RE: several messages

> From: Ian Hickson [mailto:ian@hixie.ch]
> Sent: Friday, June 29, 2001 7:56 AM
> This has never been a problem with HTML as far as I am aware; 
> why would
> it suddenly become a problem with XML?
It's suddenly a problem with XML because there are suddenly two different
types of stylesheets: transforming and layout. A UA HAS to know which so
that it can incrementally display the page correctly.

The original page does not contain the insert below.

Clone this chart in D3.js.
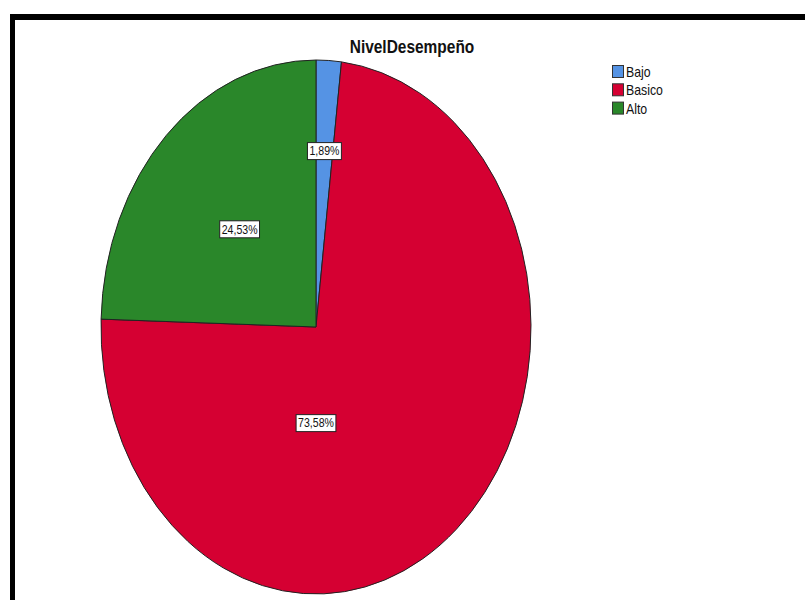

> If I have a CGI script which sniffs for the UA string and 
> returns XSL for
> IE5, CSS for Mozilla and JSSS for Nav4, there is no way I 
> could link to it
> using a specific MIME type. Ergo, the "type"  pseudo-attribute, which
> being a useful optimisation for many UAs, cannot be a required
> pseudo-attribute in the real world.
> 
That's a useful CGI. I see your point, and, of course, an authoring tool
that needs it can always insert the type attribute, but the type attribute
is still very useful to UAs that want to start displaying the page before it
is completely downloaded. The type attribute should be strongly recommended
in the spec.
I'd be interested to see a page you've used this CGI on. Usually, when you
need XSLT at all, CSS alone is useless.

On the original problem, has any consensus been reached?